Elena Chopyak: At what point did you decide to switch from the Democratic Party to the Libertarian Party?

Mike Gravel: After they cut me out of the debates all together. I had no visibility. It was just grossly unfair. I could tolerate that it was war party and I could fight from the inside. After they cut me out there was no way to fight, and so I thought I would became what I really was inside of my heart. A Libertarian. When I became Libertarian I didn’t change my values. My values are exactly the same as they were before. My ideology hasn’t changed one iota.

EC: If you had to pick one issue that this country is facing today as the most pressing, what would it be?

MG: It would be the issue of governance. We need to empower the people. The answer is the empowerment of the people. That’s the issue. These others are policy issues, ending the war, stopping the military industrial complex, American imperialism, education, taxation. Those are all policy issues.

But fundamentally, you can’t solve any of those issues until you empower the American people to become law-makers. I have unreserved faith in the people. I really do. I just trust them.

EC: Where did the idea of law-making as a form of empowerment come from?

MG: It actually comes from the sense of civilization that was handed to us by Solan in 595. Now, we had laws before that … but Solan lifted the concept of law beyond the individual. That we come together and create law and that it is something we have to obey beyond the individual. So that concept has stayed with us.

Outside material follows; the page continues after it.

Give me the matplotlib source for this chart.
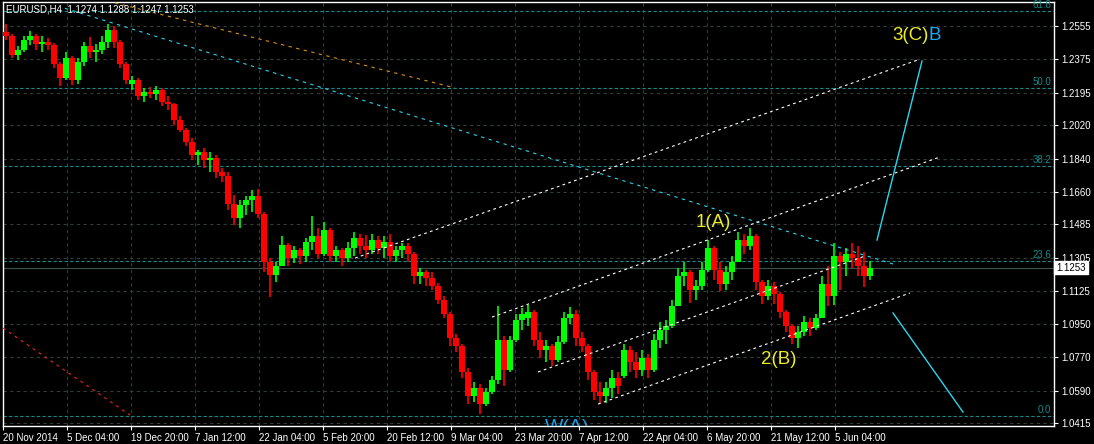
import numpy as np
import matplotlib.pyplot as plt
from matplotlib import transforms

plt.rcParams['font.family'] = ['Liberation Sans', 'DejaVu Sans']

# EURUSD, candles (one candle per ~6 bars)
opens = [1.2523, 1.2501, 1.2399, 1.2426, 1.2479, 1.2501, 1.2458, 1.2469, 1.2452, 1.2350,
         1.2275, 1.2382, 1.2264, 1.2361, 1.2447, 1.2415, 1.2426, 1.2469, 1.2533, 1.2469,
         1.2350, 1.2242, 1.2264, 1.2178, 1.2199, 1.2188, 1.2210, 1.2145, 1.2134, 1.2048,
         1.1994, 1.1930, 1.1860, 1.1876, 1.1833, 1.1843, 1.1768, 1.1746, 1.1595, 1.1520,
         1.1590, 1.1617, 1.1639, 1.1542, 1.1283, 1.1213, 1.1261, 1.1374, 1.1304, 1.1348,
         1.1315, 1.1391, 1.1423, 1.1326, 1.1455, 1.1315, 1.1348, 1.1304, 1.1358, 1.1412,
         1.1369, 1.1348, 1.1401, 1.1358, 1.1391, 1.1315, 1.1348, 1.1369, 1.1326, 1.1207,
         1.1229, 1.1197, 1.1153, 1.1078, 1.1003, 1.0873, 1.0830, 1.0690, 1.0561, 1.0604,
         1.0517, 1.0582, 1.0647, 1.0862, 1.0701, 1.0862, 1.0970, 1.0981, 1.1013, 1.0862,
         1.0809, 1.0830, 1.0755, 1.0852, 1.0981, 1.1003, 1.0873, 1.0830, 1.0690, 1.0582,
         1.0561, 1.0604, 1.0658, 1.0668, 1.0809, 1.0744, 1.0701, 1.0765, 1.0701, 1.0862,
         1.0916, 1.0938, 1.1046, 1.1207, 1.1229, 1.1132, 1.1153, 1.1240, 1.1358, 1.1240,
         1.1164, 1.1229, 1.1283, 1.1401, 1.1369, 1.1423, 1.1175, 1.1100, 1.1153, 1.1110,
         1.1013, 1.0938, 1.0873, 1.0906, 1.0959, 1.0927, 1.0981, 1.1164, 1.1100, 1.1315,
         1.1283, 1.1326, 1.1304, 1.1261, 1.1207]
highs = [1.2566, 1.2512, 1.2447, 1.2501, 1.2528, 1.2512, 1.2501, 1.2490, 1.2463, 1.2361,
         1.2415, 1.2393, 1.2382, 1.2469, 1.2496, 1.2458, 1.2501, 1.2566, 1.2555, 1.2479,
         1.2361, 1.2285, 1.2275, 1.2221, 1.2226, 1.2231, 1.2221, 1.2178, 1.2140, 1.2070,
         1.2005, 1.1951, 1.1887, 1.1897, 1.1876, 1.1860, 1.1789, 1.1768, 1.1644, 1.1617,
         1.1639, 1.1671, 1.1676, 1.1552, 1.1304, 1.1283, 1.1423, 1.1385, 1.1369, 1.1358,
         1.1412, 1.1531, 1.1466, 1.1498, 1.1466, 1.1369, 1.1358, 1.1391, 1.1445, 1.1434,
         1.1428, 1.1434, 1.1423, 1.1423, 1.1434, 1.1369, 1.1385, 1.1385, 1.1337, 1.1250,
         1.1240, 1.1229, 1.1170, 1.1100, 1.1013, 1.0895, 1.0841, 1.0711, 1.0636, 1.0625,
         1.0604, 1.0668, 1.1046, 1.0884, 1.0884, 1.1003, 1.1035, 1.1051, 1.1024, 1.0906,
         1.0862, 1.0841, 1.0884, 1.1013, 1.1040, 1.1024, 1.0906, 1.0841, 1.0701, 1.0636,
         1.0636, 1.0701, 1.0690, 1.0841, 1.0830, 1.0798, 1.0809, 1.0787, 1.0895, 1.0959,
         1.0970, 1.1078, 1.1250, 1.1283, 1.1240, 1.1186, 1.1283, 1.1401, 1.1369, 1.1283,
         1.1261, 1.1315, 1.1445, 1.1434, 1.1466, 1.1434, 1.1186, 1.1186, 1.1175, 1.1121,
         1.1024, 1.0949, 1.0938, 1.0992, 1.0981, 1.1003, 1.1207, 1.1261, 1.1385, 1.1337,
         1.1358, 1.1385, 1.1369, 1.1337, 1.1288]
lows = [1.2479, 1.2382, 1.2372, 1.2415, 1.2452, 1.2426, 1.2415, 1.2426, 1.2328, 1.2231,
        1.2264, 1.2237, 1.2242, 1.2339, 1.2382, 1.2361, 1.2404, 1.2436, 1.2436, 1.2328,
        1.2242, 1.2210, 1.2156, 1.2145, 1.2167, 1.2156, 1.2124, 1.2102, 1.2021, 1.1984,
        1.1908, 1.1833, 1.1806, 1.1789, 1.1768, 1.1736, 1.1714, 1.1563, 1.1482, 1.1466,
        1.1536, 1.1552, 1.1520, 1.1229, 1.1094, 1.1175, 1.1261, 1.1261, 1.1277, 1.1272,
        1.1283, 1.1348, 1.1304, 1.1315, 1.1283, 1.1283, 1.1261, 1.1283, 1.1315, 1.1326,
        1.1304, 1.1326, 1.1326, 1.1304, 1.1283, 1.1283, 1.1304, 1.1283, 1.1164, 1.1164,
        1.1153, 1.1132, 1.1056, 1.0981, 1.0830, 1.0798, 1.0658, 1.0517, 1.0528, 1.0464,
        1.0507, 1.0571, 1.0625, 1.0614, 1.0690, 1.0852, 1.0916, 1.0938, 1.0830, 1.0765,
        1.0744, 1.0722, 1.0744, 1.0841, 1.0949, 1.0830, 1.0798, 1.0647, 1.0539, 1.0517,
        1.0523, 1.0550, 1.0571, 1.0658, 1.0690, 1.0658, 1.0668, 1.0658, 1.0690, 1.0819,
        1.0841, 1.0927, 1.1046, 1.1153, 1.1062, 1.1078, 1.1132, 1.1229, 1.1186, 1.1127,
        1.1132, 1.1186, 1.1283, 1.1326, 1.1348, 1.1132, 1.1056, 1.1078, 1.1056, 1.0981,
        1.0906, 1.0841, 1.0819, 1.0884, 1.0884, 1.0916, 1.0981, 1.1046, 1.1051, 1.1132,
        1.1207, 1.1250, 1.1207, 1.1148, 1.1186]
closes = [1.2501, 1.2399, 1.2426, 1.2479, 1.2501, 1.2458, 1.2469, 1.2452, 1.2350, 1.2275,
          1.2382, 1.2264, 1.2361, 1.2447, 1.2415, 1.2426, 1.2469, 1.2533, 1.2469, 1.2350,
          1.2264, 1.2264, 1.2178, 1.2199, 1.2188, 1.2210, 1.2145, 1.2134, 1.2048, 1.1994,
          1.1930, 1.1860, 1.1876, 1.1833, 1.1843, 1.1768, 1.1746, 1.1595, 1.1520, 1.1590,
          1.1617, 1.1639, 1.1542, 1.1283, 1.1213, 1.1261, 1.1374, 1.1304, 1.1348, 1.1315,
          1.1391, 1.1423, 1.1326, 1.1455, 1.1315, 1.1348, 1.1304, 1.1358, 1.1412, 1.1369,
          1.1348, 1.1401, 1.1358, 1.1391, 1.1315, 1.1348, 1.1369, 1.1326, 1.1207, 1.1229,
          1.1197, 1.1153, 1.1078, 1.1003, 1.0873, 1.0830, 1.0690, 1.0561, 1.0604, 1.0517,
          1.0582, 1.0647, 1.0862, 1.0701, 1.0862, 1.0970, 1.1003, 1.1013, 1.0862, 1.0809,
          1.0830, 1.0755, 1.0852, 1.0981, 1.1003, 1.0873, 1.0830, 1.0690, 1.0582, 1.0561,
          1.0604, 1.0658, 1.0614, 1.0809, 1.0744, 1.0701, 1.0765, 1.0701, 1.0862, 1.0916,
          1.0938, 1.1046, 1.1207, 1.1229, 1.1132, 1.1153, 1.1240, 1.1358, 1.1240, 1.1164,
          1.1229, 1.1283, 1.1401, 1.1369, 1.1423, 1.1175, 1.1100, 1.1153, 1.1110, 1.1013,
          1.0938, 1.0873, 1.0906, 1.0959, 1.0927, 1.0981, 1.1164, 1.1100, 1.1315, 1.1283,
          1.1326, 1.1304, 1.1261, 1.1207, 1.1253]

date_labels = ['20 Nov 2014', '5 Dec 04:00', '19 Dec 20:00', '7 Jan 12:00', '22 Jan 04:00',
               '5 Feb 20:00', '20 Feb 12:00', '9 Mar 04:00', '23 Mar 20:00', '7 Apr 12:00',
               '22 Apr 04:00', '6 May 20:00', '21 May 12:00', '5 Jun 04:00']
price_labels = ['1.0415', '1.0590', '1.0770', '1.0950', '1.1125', '1.1305', '1.1485',
                '1.1660', '1.1840', '1.2020', '1.2195', '1.2375', '1.2555']

fib_names = ['0.0', '23.6', '38.2', '50.0', '61.8']
fib_prices = [1.0453, 1.1288, 1.1802, 1.2221, 1.2636]
last_price = 1.1253

# hand-drawn lines: (bar, price) end points
cyan_fan = [(62, 1.2650), (890, 1.1272)]
orange_fan = [(112, 1.2679), (452, 1.2221)]
red_line = [(0, 1.0927), (127, 1.0458)]
chan_top = [(352, 1.1304), (915, 1.2372)]
chan_2 = [(489, 1.0986), (937, 1.1849)]
chan_3 = [(535, 1.0690), (862, 1.1315)]
chan_low = [(595, 1.0517), (907, 1.1116)]
wave_up = [(874, 1.1401), (919, 1.2366)]
wave_down = [(890, 1.1008), (960, 1.0474)]

bars_per_candle = 6
W, H = 1094, 444

fig = plt.figure(figsize=(W / 100, H / 100), dpi=100, facecolor='black')
ax = fig.add_axes([3 / W, 18 / H, 1051 / W, 424 / H])
ax.set_facecolor('black')
ax.set_xlim(0, 1051)
ax.set_ylim(1.0399, 1.2684)
for s in ax.spines.values():
    s.set_color('white')
    s.set_linewidth(1)

# grid
ax.set_xticks([64 * i for i in range(len(date_labels))])
ax.set_xticklabels(date_labels)
ax.set_yticks([float(p) for p in price_labels])
ax.set_yticklabels(price_labels)
ax.yaxis.tick_right()
ax.tick_params(colors='white', labelsize=7, length=3, width=0.8, pad=2)
for lab in ax.get_xticklabels():
    lab.set_ha('left')
ax.grid(True, color='#323b37', linestyle=(0, (3, 3)), linewidth=0.8)
ax.set_axisbelow(True)

# fibo levels
for name, p in zip(fib_names, fib_prices):
    ax.axhline(p, color='#148a8a', linestyle=(0, (3, 2)), linewidth=0.8, zorder=1)
    ax.text(1048, p + 0.0004, name, ha='right', va='bottom', color='#148a8a', fontsize=7)

ax.axhline(last_price, color='#3a524c', linewidth=0.8, zorder=1)

# candles
x = np.arange(len(closes)) * bars_per_candle + 3
o, h, l, c = map(np.array, (opens, highs, lows, closes))
cols = np.where(c >= o, '#00ff00', '#ff0000')
ax.vlines(x, l, h, colors=cols, linewidth=1.2, zorder=3)
ax.bar(x, np.maximum(np.abs(c - o), 0.0003), width=5.4, bottom=np.minimum(o, c),
       color=cols, linewidth=0, zorder=3)

# lines
def seg(pts, color, ls, lw=0.8):
    (x0, y0), (x1, y1) = pts
    ax.plot([x0, x1], [y0, y1], color=color, linestyle=ls, linewidth=lw, zorder=4)

seg(cyan_fan, '#2ad6ee', (0, (3, 4)))
seg(orange_fan, '#d8900c', (0, (3, 4)))
seg(red_line, '#ff2020', (0, (2.5, 4)))
for ch in (chan_top, chan_2, chan_3, chan_low):
    seg(ch, 'white', (0, (2.5, 3)))
seg(wave_up, '#2ad6ee', '-', 1)
seg(wave_down, '#2ad6ee', '-', 1)

# wave labels
yellow = '#ecec26'
ax.text(710, 1.1498, '1(A)', color=yellow, fontsize=13.5, ha='center', va='center', zorder=5)
ax.text(776, 1.0760, '2(B)', color=yellow, fontsize=13.5, ha='center', va='center', zorder=5)
t3 = ax.text(889, 1.2506, '3(C)', color=yellow, fontsize=13.5, ha='left', va='center', zorder=5)
ax.annotate('B', xy=(1, 0), xycoords=t3, va='bottom', ha='left', color='#1aa8f0',
            fontsize=13.5, zorder=5)
ax.text(542, 1.0437, 'W(A)', color='#1a9ee4', fontsize=14, ha='left', va='top',
        clip_on=True, zorder=5)

# header and price tag
fig.text(6 / W, 1 - 10 / H, 'EURUSD,H4  1.1274 1.1288 1.1247 1.1253', color='white',
         fontsize=7, va='center', ha='left')
trans = transforms.blended_transform_factory(ax.transAxes, ax.transData)
ax.text(1.002, last_price, '1.1253', transform=trans, ha='left', va='center', fontsize=7,
        color='black', clip_on=False,
        bbox=dict(boxstyle='square,pad=0.2', fc='white', ec='white'))

fig.savefig('out.png', dpi=100, facecolor='black')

We handle the frictions of civilization by law. Now, if you want to not suffer the consequences of law, then you go into the wilderness and you live in a wilderness all alone. The minute you come into society we need law to handle the interaction of human beings within society, it’s critical.

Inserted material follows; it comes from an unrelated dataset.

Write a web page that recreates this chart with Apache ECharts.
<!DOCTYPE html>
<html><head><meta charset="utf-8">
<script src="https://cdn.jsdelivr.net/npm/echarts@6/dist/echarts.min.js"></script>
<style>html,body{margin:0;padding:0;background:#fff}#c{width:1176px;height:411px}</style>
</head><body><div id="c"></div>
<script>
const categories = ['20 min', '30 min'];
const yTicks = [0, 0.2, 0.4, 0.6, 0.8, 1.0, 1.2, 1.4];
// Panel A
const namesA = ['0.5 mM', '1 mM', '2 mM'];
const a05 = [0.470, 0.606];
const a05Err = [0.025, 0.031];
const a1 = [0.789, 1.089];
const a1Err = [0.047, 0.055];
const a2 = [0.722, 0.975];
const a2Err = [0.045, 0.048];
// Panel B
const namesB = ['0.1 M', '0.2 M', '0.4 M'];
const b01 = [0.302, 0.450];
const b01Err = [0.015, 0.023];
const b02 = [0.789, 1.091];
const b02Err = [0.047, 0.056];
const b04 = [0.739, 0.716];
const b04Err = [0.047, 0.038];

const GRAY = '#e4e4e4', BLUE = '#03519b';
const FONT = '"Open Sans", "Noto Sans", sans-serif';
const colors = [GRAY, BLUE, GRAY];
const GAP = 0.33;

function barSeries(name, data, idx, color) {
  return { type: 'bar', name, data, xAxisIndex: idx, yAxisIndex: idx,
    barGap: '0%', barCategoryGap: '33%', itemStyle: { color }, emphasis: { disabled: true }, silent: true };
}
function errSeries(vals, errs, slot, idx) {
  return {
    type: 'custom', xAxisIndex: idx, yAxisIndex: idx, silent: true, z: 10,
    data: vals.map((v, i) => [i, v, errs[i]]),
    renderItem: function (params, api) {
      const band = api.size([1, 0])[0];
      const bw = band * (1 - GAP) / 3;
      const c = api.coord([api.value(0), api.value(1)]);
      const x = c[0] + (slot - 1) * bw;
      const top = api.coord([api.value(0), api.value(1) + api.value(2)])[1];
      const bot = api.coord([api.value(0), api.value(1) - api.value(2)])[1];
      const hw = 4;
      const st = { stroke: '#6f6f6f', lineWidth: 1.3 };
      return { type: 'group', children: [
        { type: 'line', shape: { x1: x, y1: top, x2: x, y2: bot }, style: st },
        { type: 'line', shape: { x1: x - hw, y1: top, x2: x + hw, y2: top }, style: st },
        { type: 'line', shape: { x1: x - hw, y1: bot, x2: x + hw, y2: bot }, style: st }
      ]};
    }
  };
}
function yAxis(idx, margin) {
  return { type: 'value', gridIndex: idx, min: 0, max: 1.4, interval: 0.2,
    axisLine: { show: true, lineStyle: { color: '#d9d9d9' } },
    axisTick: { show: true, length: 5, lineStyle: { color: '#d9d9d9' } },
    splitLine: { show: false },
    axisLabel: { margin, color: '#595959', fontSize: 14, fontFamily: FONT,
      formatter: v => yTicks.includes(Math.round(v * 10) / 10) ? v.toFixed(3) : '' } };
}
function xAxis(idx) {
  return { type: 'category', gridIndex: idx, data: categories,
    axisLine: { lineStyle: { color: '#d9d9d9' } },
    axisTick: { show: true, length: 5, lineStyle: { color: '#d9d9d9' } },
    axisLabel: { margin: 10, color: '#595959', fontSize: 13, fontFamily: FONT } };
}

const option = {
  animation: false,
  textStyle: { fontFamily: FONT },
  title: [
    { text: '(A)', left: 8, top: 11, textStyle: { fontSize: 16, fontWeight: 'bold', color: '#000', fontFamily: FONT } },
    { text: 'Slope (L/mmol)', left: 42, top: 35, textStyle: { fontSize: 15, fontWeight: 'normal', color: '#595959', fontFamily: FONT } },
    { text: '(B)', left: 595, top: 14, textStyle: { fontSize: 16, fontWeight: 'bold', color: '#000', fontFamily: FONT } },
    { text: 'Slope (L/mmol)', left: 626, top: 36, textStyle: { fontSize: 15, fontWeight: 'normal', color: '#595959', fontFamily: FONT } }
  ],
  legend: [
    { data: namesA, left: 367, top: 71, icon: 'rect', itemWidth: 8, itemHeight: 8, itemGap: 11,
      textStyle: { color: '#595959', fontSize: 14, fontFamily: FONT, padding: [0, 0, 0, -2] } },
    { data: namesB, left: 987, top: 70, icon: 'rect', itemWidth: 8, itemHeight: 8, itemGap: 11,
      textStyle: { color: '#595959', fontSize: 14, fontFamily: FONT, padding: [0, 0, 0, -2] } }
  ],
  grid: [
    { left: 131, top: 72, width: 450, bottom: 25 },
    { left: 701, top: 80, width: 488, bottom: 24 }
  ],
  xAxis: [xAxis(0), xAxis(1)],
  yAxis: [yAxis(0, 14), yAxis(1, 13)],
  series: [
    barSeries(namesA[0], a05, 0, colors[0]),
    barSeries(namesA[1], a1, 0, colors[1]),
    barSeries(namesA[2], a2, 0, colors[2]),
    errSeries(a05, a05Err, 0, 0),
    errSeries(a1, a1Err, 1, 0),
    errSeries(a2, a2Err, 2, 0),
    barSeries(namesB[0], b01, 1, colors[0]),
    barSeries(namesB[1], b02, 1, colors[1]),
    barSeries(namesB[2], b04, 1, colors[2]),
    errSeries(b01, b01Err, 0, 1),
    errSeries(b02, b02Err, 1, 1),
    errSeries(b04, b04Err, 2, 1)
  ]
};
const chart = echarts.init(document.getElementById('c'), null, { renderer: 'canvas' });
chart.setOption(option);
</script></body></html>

Of course, if you have good law then you handle those frictions very well. If you have bad law, you exacerbate those frictions.

EC: How would you respond to the freedom of the Internet and the censorship of media in reference to your campaign?

MG: I just respond to the freedom of the Internet. It’s the only thing that has sustained me in this campaign. It was done by young people who understand the Internet and who have just stepped forward. I have not paid for any of this. It has been all volunteers. They take my candidacy and they just go do things with it. It’s really a miracle.

With respect to the mainstream media, I have no control over them. I have a book coming out, called, King Makers. It attacks the media. It shows how the media was the echo-chamber of the White House in bringing about the war in Iraq. I really pay them back their due. And how many of them really did bad things to them. And that’s all outlined in the book. It should be out in 6 or 8 weeks … It’s probably not very good politically to do that. You don’t get in to a contest with someone who buys ink by the barrel. But I don’t care. I’m just not afraid. I’ll just fight and fight and fight.

EC: What are your hopes for the next four years?

MG: I hope that I can become President and then use that to persuade Americans to empower themselves. That’s the accomplishment I will have. I’ll do a lot of other things as president. But nothing compared to my empowering you as a lawmaker. I’ll be long gone. There’s the cliché, I give a fish I feed you for a day. Give you a fishing pool, I feed you for your life. I give you a law, I take care of you right now with one problem. I give you the power to govern yourself for your life and future generations. That’s the difference.